CIIR Leaders Instrumental in ICTIR's Past and Future

James Allan, Bruce Croft, and Hamed Zamani

For over a decade, leaders in the Center for Intelligent Information Retrieval (CIIR) have been instrumental in shaping the direction and identity of the International Conference on Innovative Concepts and Theories in Information Retrieval (ICTIR), leading to the recent renaming and rebranding of the conference.  

Formerly known as the ACM SIGIR International Conference on the Theory of Information Retrieval, the conference has been transformed through the efforts of CIIR Associate Director and Manning College of Information and Computer Sciences (CICS) Associate Professor Hamed Zamani, who led a successful campaign to the ICTIR Steering Committee and ACM executives, resulting in the conference’s new name and refined focus. 

The rebranded ICTIR provides a forum for the presentation and discussion of research related to the foundational aspects of information retrieval (IR), including new or improved models of relevance, ranking, representation, information needs, and evaluation.
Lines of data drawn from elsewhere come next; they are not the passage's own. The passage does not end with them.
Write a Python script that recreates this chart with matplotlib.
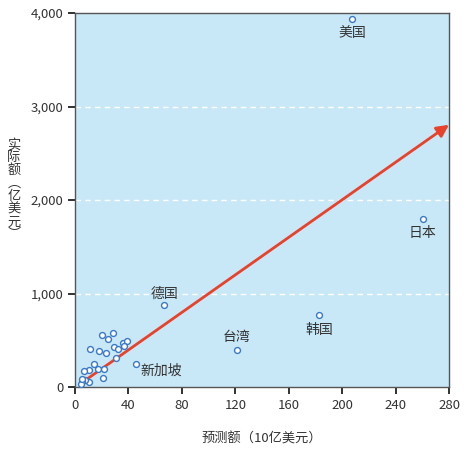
import numpy as np
import matplotlib.pyplot as plt

plt.rcParams['font.family'] = ['Noto Sans CJK SC', 'DejaVu Sans']

# 标注的国家/地区（预测额：10亿美元，实际额：亿美元）
names = ['美国', '日本', '韩国', '台湾', '德国', '新加坡']
named_pred = [207.3, 260.4, 182.9, 121.0, 67.0, 46.0]
named_real = [3939, 1800, 770, 396, 880, 246]

# 其他未标注的点
other_pred = [20.4, 28.1, 24.9, 11.0, 17.7, 22.9, 28.9, 32.1, 35.8, 38.6, 36.6,
              30.4, 14.2, 10.7, 6.5, 17.2, 21.4, 20.7, 10.5, 7.2, 5.5, 4.5, 5.0]
other_real = [556, 574, 510, 403, 385, 364, 425, 403, 467, 489, 435,
              307, 243, 182, 174, 189, 193, 93, 57, 75, 64, 32, 90]

# 趋势箭头
arrow_start = (8.7, 82)
arrow_end = (280, 2805)

xticks = [0, 40, 80, 120, 160, 200, 240, 280]
yticks = [0, 1000, 2000, 3000, 4000]
ytick_labels = ['0', '1,000', '2,000', '3,000', '4,000']
ylabel_chars = ['实', '际', '额', '︵', '亿', '美', '元', '︶']

txt = '#333333'
fig = plt.figure(figsize=(4.66, 4.49), dpi=100)
ax = fig.add_axes([75 / 466, 1 - 387 / 449, 374 / 466, 374 / 449])
ax.set_facecolor('#c8e8f7')
ax.set_xlim(0, 280)
ax.set_ylim(0, 4000)

for y in [1000, 2000, 3000]:
    ax.axhline(y, color='white', lw=1, ls=(0, (4, 3)), zorder=1)

ax.annotate('', xy=arrow_end, xytext=arrow_start,
            arrowprops=dict(arrowstyle='-|>', color='#e8412c', lw=2,
                            mutation_scale=18, shrinkA=0, shrinkB=0),
            annotation_clip=False, zorder=3)

ax.scatter(other_pred + named_pred, other_real + named_real, s=18,
           facecolor='white', edgecolor='#3a78c8', linewidth=1, zorder=4,
           clip_on=False)

offsets = [(0, -10, 'center', 'center'), (0, -10.5, 'center', 'center'),
           (0, -11, 'center', 'center'), (0, 9, 'center', 'center'),
           (0, 8, 'center', 'center'), (3, -4.5, 'left', 'center')]
for n, x, y, (dx, dy, ha, va) in zip(names, named_pred, named_real, offsets):
    ax.annotate(n, (x, y), xytext=(dx, dy), textcoords='offset points',
                ha=ha, va=va, fontsize=10, color=txt, zorder=5)

ax.set_xticks(xticks)
ax.set_yticks(yticks)
ax.set_yticklabels(ytick_labels)
ax.tick_params(direction='out', length=5, width=1.3, colors='#222222',
               labelcolor=txt, labelsize=9.5)
for s in ax.spines.values():
    s.set_color('#555555')
    s.set_linewidth(1)

ax.set_xlabel('预测额（10亿美元）', fontsize=9.5, color=txt, labelpad=15)

# 竖排的纵轴标题
for i, ch in enumerate(ylabel_chars):
    fig.text(14 / 466, 1 - (145 + i * 12.8) / 449, ch, ha='center',
             va='center', fontsize=9.5, color=txt)

fig.savefig('out.png', dpi=100)
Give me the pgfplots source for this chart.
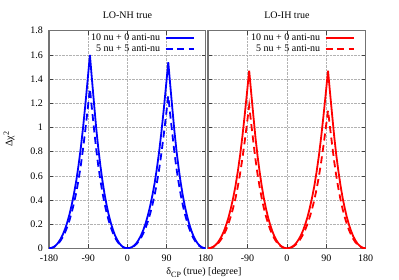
\documentclass[border=0pt]{standalone}
\usepackage{fontspec}
\setmainfont{Liberation Serif}
\usepackage{pgfplots}
\usepackage{pgfplotstable}
\pgfplotsset{compat=1.18}
\pgfplotstableread{
x nhs nhd ihs ihd
-180 0 0 0 0
-174.8 0.003 0.002 0.002 0.002
-169.6 0.010 0.009 0.010 0.008
-164.3 0.024 0.020 0.022 0.018
-159.1 0.045 0.037 0.041 0.033
-153.9 0.074 0.061 0.068 0.054
-148.7 0.110 0.091 0.101 0.081
-143.4 0.157 0.129 0.144 0.116
-138.2 0.213 0.176 0.196 0.157
-133.0 0.280 0.231 0.257 0.207
-127.8 0.360 0.297 0.331 0.266
-122.6 0.453 0.374 0.416 0.334
-117.3 0.560 0.462 0.515 0.413
-112.1 0.688 0.568 0.632 0.507
-106.9 0.832 0.686 0.764 0.614
-101.7 1.000 0.825 0.919 0.738
-96.4 1.192 0.983 1.095 0.879
-91.2 1.392 1.148 1.279 1.027
-86 1.600 1.320 1.470 1.180
-81.2 1.392 1.148 1.279 1.027
-76.4 1.192 0.983 1.095 0.879
-71.7 1.000 0.825 0.919 0.738
-66.9 0.832 0.686 0.764 0.614
-62.1 0.688 0.568 0.632 0.507
-57.3 0.560 0.462 0.515 0.413
-52.6 0.453 0.374 0.416 0.334
-47.8 0.360 0.297 0.331 0.266
-43.0 0.280 0.231 0.257 0.207
-38.2 0.213 0.176 0.196 0.157
-33.4 0.157 0.129 0.144 0.116
-28.7 0.110 0.091 0.101 0.081
-23.9 0.074 0.061 0.068 0.054
-19.1 0.045 0.037 0.041 0.033
-14.3 0.024 0.020 0.022 0.018
-9.6 0.010 0.009 0.010 0.008
-4.8 0.003 0.002 0.002 0.002
0 0 0 0 0
5.2 0.003 0.002 0.002 0.002
10.4 0.010 0.008 0.010 0.007
15.7 0.023 0.019 0.022 0.017
20.9 0.043 0.035 0.041 0.032
26.1 0.071 0.058 0.068 0.052
31.3 0.106 0.087 0.101 0.079
36.6 0.151 0.123 0.144 0.112
41.8 0.205 0.168 0.196 0.152
47.0 0.270 0.221 0.257 0.200
52.2 0.347 0.284 0.331 0.257
57.4 0.436 0.357 0.416 0.323
62.7 0.539 0.441 0.515 0.399
67.9 0.662 0.542 0.632 0.490
73.1 0.801 0.655 0.764 0.593
78.3 0.963 0.788 0.919 0.713
83.6 1.147 0.939 1.095 0.849
88.8 1.340 1.096 1.279 0.992
94 1.540 1.260 1.470 1.140
98.8 1.340 1.096 1.279 0.992
103.6 1.147 0.939 1.095 0.849
108.3 0.963 0.788 0.919 0.713
113.1 0.801 0.655 0.764 0.593
117.9 0.662 0.542 0.632 0.490
122.7 0.539 0.441 0.515 0.399
127.4 0.436 0.357 0.416 0.323
132.2 0.347 0.284 0.331 0.257
137.0 0.270 0.221 0.257 0.200
141.8 0.205 0.168 0.196 0.152
146.6 0.151 0.123 0.144 0.112
151.3 0.106 0.087 0.101 0.079
156.1 0.071 0.058 0.068 0.052
160.9 0.043 0.035 0.041 0.032
165.7 0.023 0.019 0.022 0.017
170.4 0.010 0.008 0.010 0.007
175.2 0.003 0.002 0.002 0.002
180 0 0 0 0
}\chidata

\pgfplotsset{
  gpstyle/.style={
    scale only axis, height=217.6pt,
    xmin=-180, xmax=180, ymin=0, ymax=1.8,
    ytick={0,0.2,0.4,0.6,0.8,1,1.2,1.4,1.6,1.8},
    grid=major,
    grid style={densely dotted, gray!60, line width=0.5pt},
    axis line style={black!55, line width=1.2pt},
    tick style={black!75, line width=0.5pt},
    tick align=inside, major tick length=4pt,
    tick label style={font=\fontsize{10}{12}\selectfont},
    /pgf/number format/assume math mode=true,
    xticklabel style={yshift=-3.5pt},
    yticklabel style={xshift=-2.7pt},
    legend plot pos=right,
    legend cell align=right,
    legend style={at={(1,1)}, anchor=north east, xshift=-11pt, yshift=-2pt,
      draw=none, fill=none, inner sep=0pt, row sep=0.7pt,
      /tikz/column sep=4pt,
      nodes={inner sep=0.5pt, text height=7pt, text depth=2pt},
      font=\fontsize{10}{12}\selectfont},
    legend image code/.code={\draw[##1] (0pt,0pt) -- (28pt,0pt);},
  }
}

\begin{document}
\begin{tikzpicture}
\path[use as bounding box] (0,0) rectangle (399pt,279pt);
\begin{axis}[gpstyle, at={(49pt,30.7pt)}, anchor=south west, width=156.7pt,
  xtick={-180,-90,0,90,180}]
\addplot[blue, line width=1.8pt] table[x=x, y=nhs]{\chidata};
\addlegendentry{10 nu + 0 anti-nu}
\addplot[blue, line width=1.8pt, dash pattern=on 7pt off 4.5pt] table[x=x, y=nhd]{\chidata};
\addlegendentry{5 nu + 5 anti-nu}
\end{axis}
\begin{axis}[gpstyle, at={(208pt,30.7pt)}, anchor=south west, width=157.7pt,
  xtick={-90,0,90,180}, yticklabels={}]
\addplot[red, line width=1.8pt] table[x=x, y=ihs]{\chidata};
\addlegendentry{10 nu + 0 anti-nu}
\addplot[red, line width=1.8pt, dash pattern=on 7pt off 4.5pt] table[x=x, y=ihd]{\chidata};
\addlegendentry{5 nu + 5 anti-nu}
\end{axis}
\node[font=\fontsize{10}{12}\selectfont] at (127.4pt,264pt) {LO-NH true};
\node[font=\fontsize{10}{12}\selectfont] at (286.9pt,264pt) {LO-IH true};
\node[font=\fontsize{10}{12}\selectfont, rotate=90] at (9pt,140pt) {Δχ\raisebox{3.5pt}{\fontsize{8}{8}\selectfont 2}};
\node[font=\fontsize{10}{12}\selectfont, anchor=base] at (204pt,4.5pt) {δ\raisebox{-2.5pt}{\fontsize{8}{8}\selectfont CP} (true) [degree]};
\end{tikzpicture}
\end{document}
The conference also emphasizes interdisciplinary research that integrates information retrieval with other theoretically-motivated domains. 

“While IR research traditionally relies heavily on rigorous experimentation, ICTIR does not see this as a must. It encourages researchers to think beyond available resources. This is particularly important for academic research since access to large-scale, real-world resources is not always available,” said Zamani. “The focus of ICTIR is more on conceptual and theoretical innovation. Large-scale empirical validation can happen later if and when the necessary resources become available.”  Zamani notes that it’s still fine to have empirical evaluation, of course! 

Zamani will serve as the general chair of ICTIR 2025 – the 11th ACM SIGIR-sponsored conference and the 15th ICTIR conference overall – co-located with SIGIR 2025 in Padua, Italy, in July. Notably, this year’s conference will feature two submission tracks: regular submissions and papers invited via SIGIR’s "Revise-and-Resubmit" mechanism, accelerating the timeline for publishing emerging research. Papers addressing the theme "LLMs + IR, what could possibly go wrong?" are also encouraged, reflecting the field’s ongoing engagement with large language models. 

CIIR’s leadership has long shaped the trajectory of ICTIR. In 2014, CIIR founder and then-director Bruce Croft and co-director  James Allan led the successful effort to secure ACM SIGIR sponsorship for the conference—an achievement that elevated ICTIR’s visibility and credibility in the global research community. 

“When ICTIR gained sponsorship by ACM SIGIR, it gained the prominence of being explicitly supported by the flagship international organization, elevating ICTIR to a whole new level,” said Allan, who now serves as the CIIR Director. 

Allan and Croft went on to co-chair the first ACM SIGIR-sponsored (and fifth overall) ICTIR conference in 2015, held in Northampton, Massachusetts. The 2025 edition continues a legacy of innovation and impact, reaffirming CIIR’s leadership in shaping the future of information retrieval research.  

Article above reprinted from CICS news

History of ICTIR:  ICTIR grew from a series of SIGIR workshops on mathematical and formal methods for IR held from 2000 to 2005, led by Sándor Dominich and Keith van Rijsbergen: SIGIR 2000, Athens, Greece; SIGIR 2001, New Orleans, LA, U.S.A.; SIGIR 2002, Tampere, Finland; SIGIR 2003, Toronto, Canada; SIGIR 2004, Sheffield, U.K.; and SIGIR 2005, Salvador, Brazil. ICTIR became a full conference supported by BCS-IRSG in 2007: ICTIR 2007 held in Budapest, Hungary; ICTIR 2009 in Cambridge, U.K.; ICTIR 2011 in Bertinoro, Italy; and ICTIR 2013 in Copenhagen, Denmark. The 2015 conference in Northampton, MA, U.S.A. marked the first year with ACM SIGIR sponsorship. Since 2015, ICTIR has been held annually.